Je suis assez d'accord.
François Delpla a écrit:Que l'Angleterre reste en guerre c'est bien, parce que cela retient Hitler de se jeter sur lui. Mais survient un événement très déstabilisant pour tout le monde : Mers el-Kébir, le 3 juillet, ce massacre churchillien en apparence gratuit voire nazi, chaudement approuvé par les Etats-Unis, qui a l'air de signifier que Londres va non seulement maintenir l'état de guerre mais se jeter dans celle-ci beaucoup plus à fond, avec de sérieuses chances d'entraîner Washington si toutefois Roosevelt est élu le 5 novembre.
Je vous laisse analyser les effets de MEK sur Staline. A mon avis ils sont plutôt roboratifs.
François Delpla a écrit:Alors certes Hitler n'a pas machiné cela, mais, il va en profiter pour remettre au coeur de sa stratégie la manipulation de Moscou. Churchill vient d'y envoyer un nouvel ambassadeur, Stafford Cripps, que Staline reçoit avec égards (à commencer par le fait même qu'il le reçoive) juste avant Mers el-Kébir. Mais ensuite, malgré d'innombrables demandes, il ne le verra plus avant Barbarossa ! Car enfin, si l'Angleterre devient enfin agressive avec l'Allemagne (fût-ce par épaves françaises interposées !), c'est bien le moment de faire jouer le pacte "d'amitié" germano-soviétique. Hitler, lui, réagit à MeK en se décidant pour Barbarossa, dès le 13 juillet. Il va donc jouer à menacer Gibraltar, les Balkans etc. La visite de Molotov est à voir sous cet éclairage : il est loin d'être aussi cassant et de mauvaise volonté que Carlo et TT ne le prétendent, mais enfin ce n'est pas le grand beau temps et pour cause. Molotov s'imagine en visite chez un demandeur, qui veut réellement développer une agression contre les intérêts anglais en Espagne et en Afrique, avec l'aide de Pétain et de Franco qu'il vient d'aller voir. Il monnaye donc assez cher le concours de l'URSS (à qui Hitler affecte de demander d'attaquer l'Inde !)... et rien n'en sort, ce qui était le but même de la nation visitée.
Le pacte est un jeu de dupes et peut-être que Staline le joue plus sérieusement qu’Hitler, qui a le plus dupé l'autre? C’est vrai qu’Hitler ne pouvait attaquer à une meilleure date que fin juin, c'est-à-dire à un moment où Moscou croit que la menace sera peut-être reportée à l’année prochaine. Mais sa campagne échoue, de justesse prétendent certains, à mon avis non, Hitler n’aurait pas perdu devant Moscou qu’il aurait perdu dans Moscou.

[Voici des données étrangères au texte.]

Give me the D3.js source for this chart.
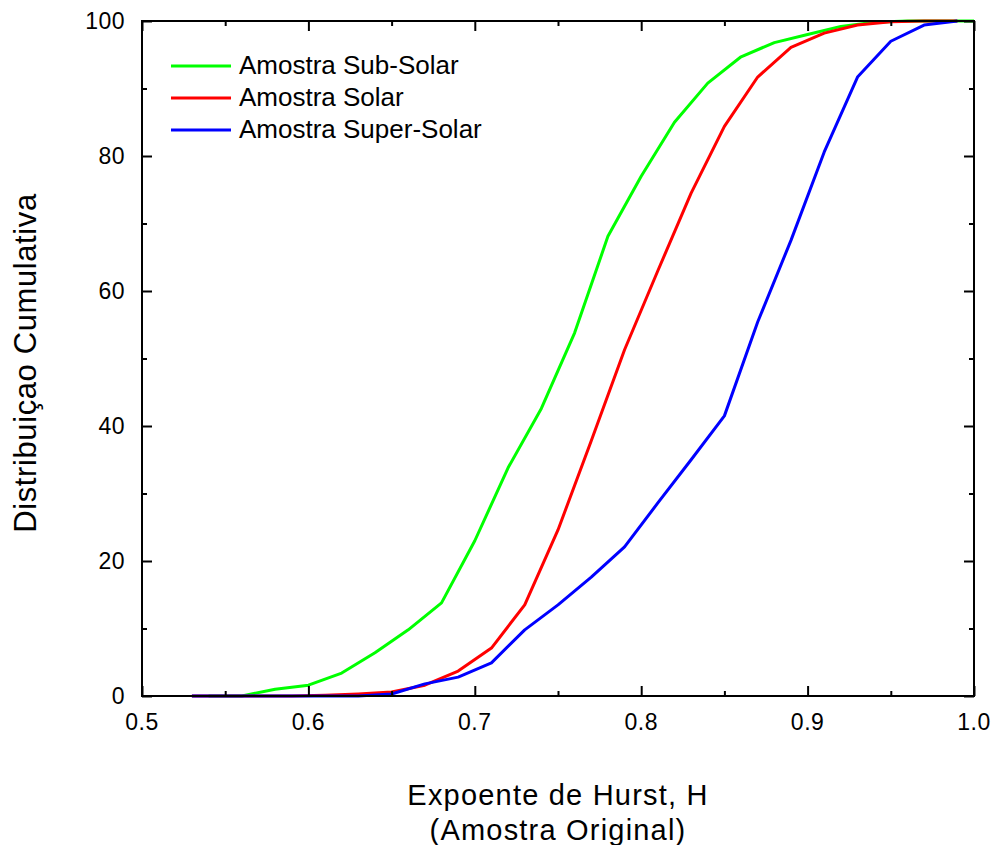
<!DOCTYPE html>
<html><head><meta charset="utf-8">
<script src="https://cdn.jsdelivr.net/npm/d3@7"></script>
<style>body{margin:0;background:#fff}svg{display:block;font-family:"Liberation Sans",Arial,sans-serif}</style>
</head><body><svg id="c" width="995" height="845"></svg>
<script>
const subX = [0.54,0.56,0.58,0.60,0.62,0.64,0.66,0.68,0.70,0.72,0.74,0.76,0.78,0.80,0.82,0.84,0.86,0.88,0.90,0.92,0.94,0.96,0.98,1.00];
const subY = [0,0,1.0,1.6,3.4,6.4,9.8,13.8,23,33.8,42.6,53.8,68.1,77,85,90.8,94.7,96.8,98,99.2,99.8,100,100,100];
const solX = [0.53,0.55,0.57,0.59,0.61,0.63,0.65,0.67,0.69,0.71,0.73,0.75,0.77,0.79,0.81,0.83,0.85,0.87,0.89,0.91,0.93,0.95,0.97,0.99];
const solY = [0,0,0,0,0.1,0.3,0.6,1.6,3.7,7.1,13.5,24.6,37.8,51.3,63,74.5,84.4,91.7,96.1,98.2,99.4,99.9,100,100];
const supX = [0.53,0.55,0.57,0.59,0.61,0.63,0.65,0.67,0.69,0.71,0.73,0.75,0.77,0.79,0.81,0.83,0.85,0.87,0.89,0.91,0.93,0.95,0.97,0.99];
const supY = [0,0,0,0,0,0,0.3,1.8,2.8,4.9,9.8,13.5,17.6,22.1,28.6,35,41.5,55.4,67.5,80.6,91.7,97,99.4,100];
const seriesNames = ["Amostra Sub-Solar","Amostra Solar","Amostra Super-Solar"];
const seriesColors = ["#00ff00","#ff0000","#0000ff"];
const xTicks = [0.5,0.6,0.7,0.8,0.9,1.0];
const yTicks = [0,20,40,60,80,100];

const svg = d3.select("#c");
const L=142,R=974,T=21,B=696;
const x = d3.scaleLinear().domain([0.5,1.0]).range([L,R]);
const y = d3.scaleLinear().domain([0,100]).range([B,T]);

const series = [[subX,subY],[solX,solY],[supX,supY]];
const line = d3.line().x(d=>x(d[0])).y(d=>y(d[1]));
const g = svg.append("g");
series.forEach((s,i)=>{
  const pts = s[0].map((v,j)=>[v,s[1][j]]);
  g.append("path").datum(pts).attr("d",line).attr("fill","none")
   .attr("stroke",seriesColors[i]).attr("stroke-width",3).attr("stroke-linejoin","round");
});
const minorX = d3.range(0.55,1.0,0.1);
const minorY = d3.range(10,100,20);
function ax(gen, tr, ticks, len){
  const a = svg.append("g").attr("transform",tr).call(gen.tickValues(ticks).tickSize(len).tickSizeOuter(0).tickFormat(()=>""));
  a.select(".domain").remove();
  a.selectAll("line").attr("stroke","#000").attr("stroke-width",2);
  return a;
}
ax(d3.axisTop(x), `translate(0,${B})`, xTicks, 10);
ax(d3.axisTop(x), `translate(0,${B})`, minorX, 5);
ax(d3.axisBottom(x), `translate(0,${T})`, xTicks, 10);
ax(d3.axisBottom(x), `translate(0,${T})`, minorX, 5);
ax(d3.axisRight(y), `translate(${L},0)`, yTicks, 10);
ax(d3.axisRight(y), `translate(${L},0)`, minorY, 5);
ax(d3.axisLeft(y), `translate(${R},0)`, yTicks, 10);
ax(d3.axisLeft(y), `translate(${R},0)`, minorY, 5);

svg.append("g").selectAll("text").data(xTicks).join("text")
  .attr("x",d=>x(d)).attr("y",B+34).attr("text-anchor","middle").attr("font-size",23).attr("letter-spacing","0.5px")
  .text(d=>d3.format(".1f")(d));
svg.append("g").selectAll("text").data(yTicks).join("text")
  .attr("x",L-17).attr("y",d=>y(d)+8).attr("text-anchor","end").attr("font-size",23).attr("letter-spacing","0.5px")
  .text(d=>d);

svg.append("rect").attr("x",L).attr("y",T).attr("width",R-L).attr("height",B-T)
  .attr("fill","none").attr("stroke","#000").attr("stroke-width",2);

svg.append("text").attr("x",(L+R)/2).attr("y",805).attr("text-anchor","middle").attr("font-size",29).attr("letter-spacing","1.2px").text("Expoente de Hurst, H");
svg.append("text").attr("x",(L+R)/2).attr("y",840).attr("text-anchor","middle").attr("font-size",29).attr("letter-spacing","1.2px").text("(Amostra Original)");
svg.append("text").attr("transform",`translate(36,363) rotate(-90)`).attr("text-anchor","middle").attr("font-size",31).attr("letter-spacing","0.6px").text("Distribuiçao Cumulativa");

const lg = svg.append("g");
seriesNames.forEach((n,i)=>{
  const yy = 66 + i*32;
  lg.append("line").attr("x1",171).attr("x2",231).attr("y1",yy).attr("y2",yy).attr("stroke",seriesColors[i]).attr("stroke-width",3);
  lg.append("text").attr("x",239).attr("y",yy+8).attr("font-size",26).text(n);
});
</script></body></html>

François Delpla a écrit:Il s'agit ensuite de préparer Barbarossa tranquillement, en le laissant entendre à Staline pour le faire trembler, mais en lui laissant aussi entendre que ce n'est pas sûr, pour le faire ramper. Et cela marche à merveille.
Staline rampe devant Hitler, si vous le voyez ainsi, c’est vrai qu’il met régulièrement son amour propre au vestiaire, cela me paraît plutôt relever de l’habileté politique. L’important pour nous tous, et pour Churchill au premier chef, c’est qu’au moment essentiel, c'est-à-dire quand Hitler pensait pouvoir tirer les fruits de ses manœuvres par une campagne rapide, il n’a pas rampé, il n’a rien concédé… Tout le reste me paraît de la littérature.